Burfict credited both Zimmer and Marvin Lewis for his transformation, going as far as calling the head coach "the father". The story is almost famous now, where Lewis and Burfict talked over the phone before the draft and No.55 begged him to select him. Lewis gave him a prove-it ultimatum, challenging Burfict to get into better physical shape and show that he could be counted on. For the better part of two seasons, it has worked.

Here is where the old Bengals cynic that resides in all things Queen City comes to the surface. If Burfict signs a huge deal to remain with the club, will he revert back to immature ways once he is paid and become a less effective player? "Cray-cray"? Maybe--but Burfict doesn't have the hard-nosed Zimmer around to keep him accountable anymore.

Now, don't get me wrong: this deal with Burfict has to happen. I'm not implying, by any means, that the team shouldn't re-sign him. The question I ask though should be one that the Bengals ponder as they work out this deal.
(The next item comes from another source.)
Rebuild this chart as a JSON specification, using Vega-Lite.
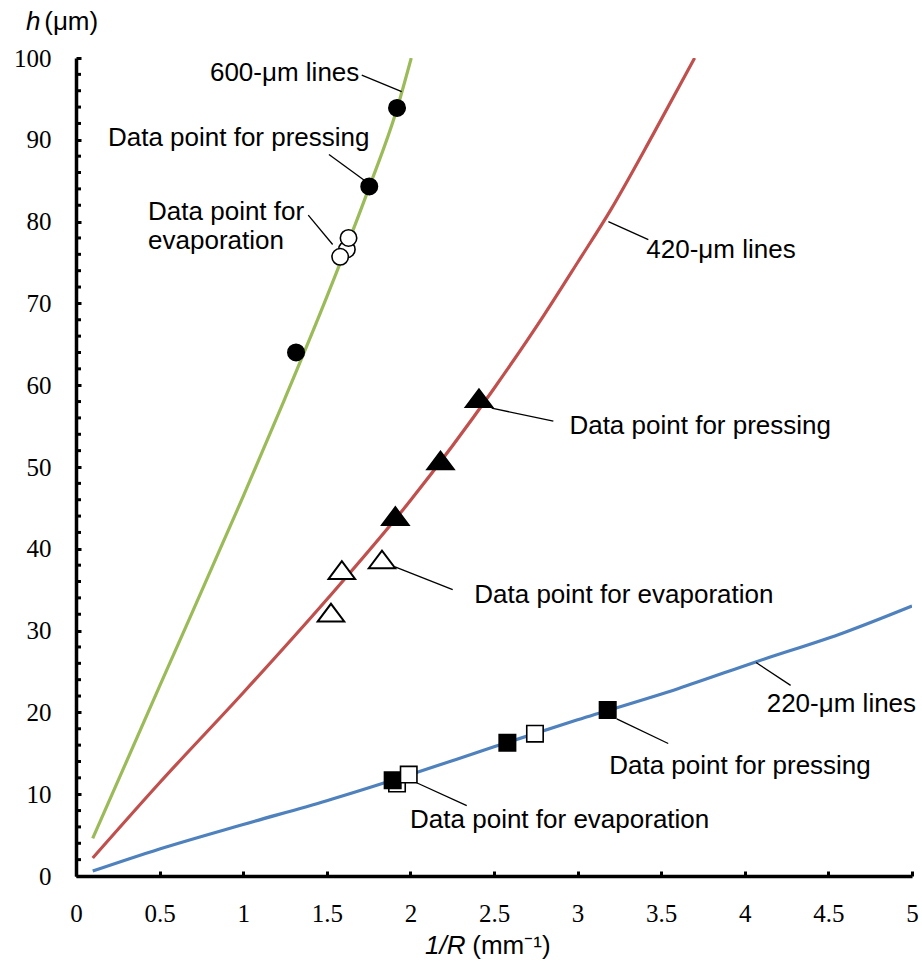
{
  "$schema": "https://vega.github.io/schema/vega-lite/v6.json",
  "width": 836,
  "height": 818,
  "autosize": {"type": "none"},
  "padding": {"left": 76, "top": 58, "right": 10, "bottom": 97},
  "background": "white",
  "config": {"view": {"stroke": null}, "font": "Liberation Sans"},
  "datasets": {
    "lines": [
      {"series": "g", "x": 0.1, "y": 4.6}, {"series": "g", "x": 0.5, "y": 23.2}, {"series": "g", "x": 1.0, "y": 46.4}, {"series": "g", "x": 1.25, "y": 58.4}, {"series": "g", "x": 1.5, "y": 70.8}, {"series": "g", "x": 1.75, "y": 84.0}, {"series": "g", "x": 1.92, "y": 93.8}, {"series": "g", "x": 2.005, "y": 100},
      {"series": "r", "x": 0.1, "y": 2.2}, {"series": "r", "x": 0.5, "y": 11.4}, {"series": "r", "x": 1.0, "y": 22.4}, {"series": "r", "x": 1.5, "y": 33.8}, {"series": "r", "x": 2.0, "y": 45.9}, {"series": "r", "x": 2.5, "y": 59.6}, {"series": "r", "x": 2.8, "y": 68.6}, {"series": "r", "x": 3.0, "y": 75.0}, {"series": "r", "x": 3.2, "y": 81.5}, {"series": "r", "x": 3.45, "y": 90.6}, {"series": "r", "x": 3.7, "y": 100},
      {"series": "b", "x": 0.1, "y": 0.6}, {"series": "b", "x": 0.5, "y": 3.3}, {"series": "b", "x": 1.0, "y": 6.3}, {"series": "b", "x": 1.5, "y": 9.2}, {"series": "b", "x": 2.0, "y": 12.4}, {"series": "b", "x": 2.5, "y": 15.8}, {"series": "b", "x": 3.0, "y": 19.1}, {"series": "b", "x": 3.6, "y": 22.9}, {"series": "b", "x": 4.07, "y": 26.2}, {"series": "b", "x": 4.6, "y": 29.8}, {"series": "b", "x": 5.0, "y": 33.0}
    ],
    "points": [
      {"kind": "c", "fill": "p", "x": 1.316, "y": 64.0},
      {"kind": "c", "fill": "p", "x": 1.754, "y": 84.3},
      {"kind": "c", "fill": "p", "x": 1.92, "y": 93.9},
      {"kind": "c", "fill": "e", "x": 1.62, "y": 76.6},
      {"kind": "c", "fill": "e", "x": 1.63, "y": 78.0},
      {"kind": "c", "fill": "e", "x": 1.58, "y": 75.7},
      {"kind": "t", "fill": "p", "x": 1.91, "y": 44.0},
      {"kind": "t", "fill": "p", "x": 2.18, "y": 50.8},
      {"kind": "t", "fill": "p", "x": 2.41, "y": 58.4},
      {"kind": "t", "fill": "e", "x": 1.525, "y": 32.2},
      {"kind": "t", "fill": "e", "x": 1.59, "y": 37.4},
      {"kind": "t", "fill": "e", "x": 1.83, "y": 38.7},
      {"kind": "s", "fill": "e", "x": 1.92, "y": 11.3},
      {"kind": "s", "fill": "p", "x": 1.894, "y": 11.7},
      {"kind": "s", "fill": "e", "x": 1.99, "y": 12.4},
      {"kind": "s", "fill": "p", "x": 2.58, "y": 16.3},
      {"kind": "s", "fill": "e", "x": 2.745, "y": 17.4},
      {"kind": "s", "fill": "p", "x": 3.18, "y": 20.3}
    ],
    "minor": [
      {"y": 2}, {"y": 4}, {"y": 6}, {"y": 8}, {"y": 12}, {"y": 14}, {"y": 16}, {"y": 18}, {"y": 22}, {"y": 24}, {"y": 26}, {"y": 28}, {"y": 32}, {"y": 34}, {"y": 36}, {"y": 38}, {"y": 42}, {"y": 44}, {"y": 46}, {"y": 48}, {"y": 52}, {"y": 54}, {"y": 56}, {"y": 58}, {"y": 62}, {"y": 64}, {"y": 66}, {"y": 68}, {"y": 72}, {"y": 74}, {"y": 76}, {"y": 78}, {"y": 82}, {"y": 84}, {"y": 86}, {"y": 88}, {"y": 92}, {"y": 94}, {"y": 96}, {"y": 98}
    ],
    "leaders": [
      {"x": 1.709, "y": 97.9, "x2": 1.948, "y2": 95.9},
      {"x": 1.513, "y": 88.2, "x2": 1.728, "y2": 85.0},
      {"x": 1.389, "y": 80.8, "x2": 1.535, "y2": 77.2},
      {"x": 3.184, "y": 80.0, "x2": 3.423, "y2": 77.8},
      {"x": 2.486, "y": 57.2, "x2": 2.855, "y2": 55.6},
      {"x": 1.908, "y": 37.8, "x2": 2.253, "y2": 35.0},
      {"x": 4.067, "y": 26.1, "x2": 4.274, "y2": 23.3},
      {"x": 3.234, "y": 19.2, "x2": 3.542, "y2": 16.2},
      {"x": 2.037, "y": 11.4, "x2": 2.337, "y2": 8.6}
    ],
    "labels": [
      {"x": 0.801, "y": 98.2, "text": "600-μm lines"},
      {"x": 0.191, "y": 90.2, "text": "Data point for pressing"},
      {"x": 0.431, "y": 81.2, "text": "Data point for"},
      {"x": 0.431, "y": 77.6, "text": "evaporation"},
      {"x": 3.411, "y": 76.5, "text": "420-μm lines"},
      {"x": 2.951, "y": 55.0, "text": "Data point for pressing"},
      {"x": 2.382, "y": 34.4, "text": "Data point for evaporation"},
      {"x": 4.131, "y": 21.0, "text": "220-μm lines"},
      {"x": 3.189, "y": 13.5, "text": "Data point for pressing"},
      {"x": 1.998, "y": 6.9, "text": "Data point for evaporation"}
    ],
    "titlesItalic": [
      {"x": -0.299, "y": 104.4, "text": "h"},
      {"x": 2.087, "y": -8.5, "text": "1/R"}
    ],
    "titlesPlain": [
      {"x": -0.19, "y": 104.4, "text": "(μm)"},
      {"x": 2.37, "y": -8.5, "text": "(mm⁻¹)"}
    ]
  },
  "layer": [
    {
      "data": {"name": "lines"},
      "mark": {"type": "line", "strokeWidth": 3.2, "clip": true, "interpolate": "monotone"},
      "encoding": {
        "x": {
          "field": "x", "type": "quantitative",
          "scale": {"domain": [0, 5], "nice": false, "zero": false},
          "axis": {
            "values": [0, 0.5, 1, 1.5, 2, 2.5, 3, 3.5, 4, 4.5, 5],
            "format": "~g", "title": null, "grid": false,
            "domainColor": "black", "domainWidth": 3.5,
            "tickColor": "black", "tickSize": -5, "tickWidth": 3,
            "labelFont": "Liberation Serif", "labelFontSize": 25, "labelColor": "black",
            "labelPadding": 30, "labelFlush": false, "labelOverlap": false, "labelBound": false
          }
        },
        "y": {
          "field": "y", "type": "quantitative",
          "scale": {"domain": [0, 100], "nice": false},
          "axis": {
            "values": [0, 10, 20, 30, 40, 50, 60, 70, 80, 90, 100],
            "format": "d",
            "title": null, "grid": false,
            "domainColor": "black", "domainWidth": 3.5,
            "tickColor": "black", "tickSize": -5, "tickWidth": 3,
            "labelFont": "Liberation Serif", "labelFontSize": 25, "labelColor": "black",
            "labelPadding": 30, "labelFlush": false, "labelOverlap": false, "labelBound": false
          }
        },
        "color": {
          "field": "series", "type": "nominal",
          "scale": {"domain": ["g", "r", "b"], "range": ["#9BBB59", "#C0504D", "#4F81BD"]},
          "legend": null
        }
      }
    },
    {
      "data": {"name": "minor"},
      "mark": {"type": "rule", "color": "black", "strokeWidth": 3},
      "encoding": {
        "x": {"datum": 0, "type": "quantitative"},
        "x2": {"datum": 0.03},
        "y": {"field": "y", "type": "quantitative"}
      }
    },
    {
      "data": {"name": "leaders"},
      "mark": {"type": "rule", "color": "black", "strokeWidth": 1.3},
      "encoding": {
        "x": {"field": "x", "type": "quantitative"},
        "y": {"field": "y", "type": "quantitative"},
        "x2": {"field": "x2"},
        "y2": {"field": "y2"}
      }
    },
    {
      "data": {"name": "points"},
      "transform": [{"filter": "datum.kind === 'c'"}],
      "mark": {"type": "point", "shape": "circle", "size": 270, "filled": true, "stroke": "black", "strokeWidth": 1.6, "opacity": 1},
      "encoding": {
        "x": {"field": "x", "type": "quantitative"},
        "y": {"field": "y", "type": "quantitative"},
        "fill": {
          "field": "fill", "type": "nominal",
          "scale": {"domain": ["p", "e"], "range": ["black", "white"]},
          "legend": null
        }
      }
    },
    {
      "data": {"name": "points"},
      "transform": [{"filter": "datum.kind === 't'"}],
      "mark": {"type": "point", "shape": "M-1,0.667L0,-0.667L1,0.667Z", "size": 700, "filled": true, "stroke": "black", "strokeWidth": 2, "opacity": 1},
      "encoding": {
        "x": {"field": "x", "type": "quantitative"},
        "y": {"field": "y", "type": "quantitative"},
        "fill": {
          "field": "fill", "type": "nominal",
          "scale": {"domain": ["p", "e"], "range": ["black", "white"]},
          "legend": null
        }
      }
    },
    {
      "data": {"name": "points"},
      "transform": [{"filter": "datum.kind === 's'"}],
      "mark": {"type": "point", "shape": "square", "size": 270, "filled": true, "stroke": "black", "strokeWidth": 1.6, "opacity": 1},
      "encoding": {
        "x": {"field": "x", "type": "quantitative"},
        "y": {"field": "y", "type": "quantitative"},
        "fill": {
          "field": "fill", "type": "nominal",
          "scale": {"domain": ["p", "e"], "range": ["black", "white"]},
          "legend": null
        }
      }
    },
    {
      "data": {"name": "labels"},
      "mark": {"type": "text", "align": "left", "baseline": "middle", "font": "Liberation Sans", "fontSize": 26, "color": "black"},
      "encoding": {
        "x": {"field": "x", "type": "quantitative"},
        "y": {"field": "y", "type": "quantitative"},
        "text": {"field": "text"}
      }
    },
    {
      "data": {"name": "titlesItalic"},
      "mark": {"type": "text", "align": "left", "baseline": "middle", "font": "Liberation Sans", "fontSize": 26, "fontStyle": "italic", "color": "black"},
      "encoding": {
        "x": {"field": "x", "type": "quantitative"},
        "y": {"field": "y", "type": "quantitative"},
        "text": {"field": "text"}
      }
    },
    {
      "data": {"name": "titlesPlain"},
      "mark": {"type": "text", "align": "left", "baseline": "middle", "font": "Liberation Sans", "fontSize": 26, "color": "black"},
      "encoding": {
        "x": {"field": "x", "type": "quantitative"},
        "y": {"field": "y", "type": "quantitative"},
        "text": {"field": "text"}
      }
    }
  ]
}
If you're going to deservedly pay Burfict as one of the league's top linebackers in the NFL, some history lesson must be had when constructing a contract to who would then become an instant team captain.

Perhaps heavy workout bonuses and incentives on statistical performance could be the remedy here. Maybe I'm overstepping my bounds and am unfairly judging the young man when I don't personally know him. There is a distinct possibility that Burfict simply wanted to get paid for playing football and just didn't like playing for Dennis Erickson at Arizona State. A change of scenery and a salary, albeit a small one, could have changed everything.

Just as food for thought, the Bengals should weigh this when working this contract. Get the deal done and keep Burfict in Cincinnati for the next half-decade, at least. Just make sure that this fairy tale doesn't turn into a cautionary tale.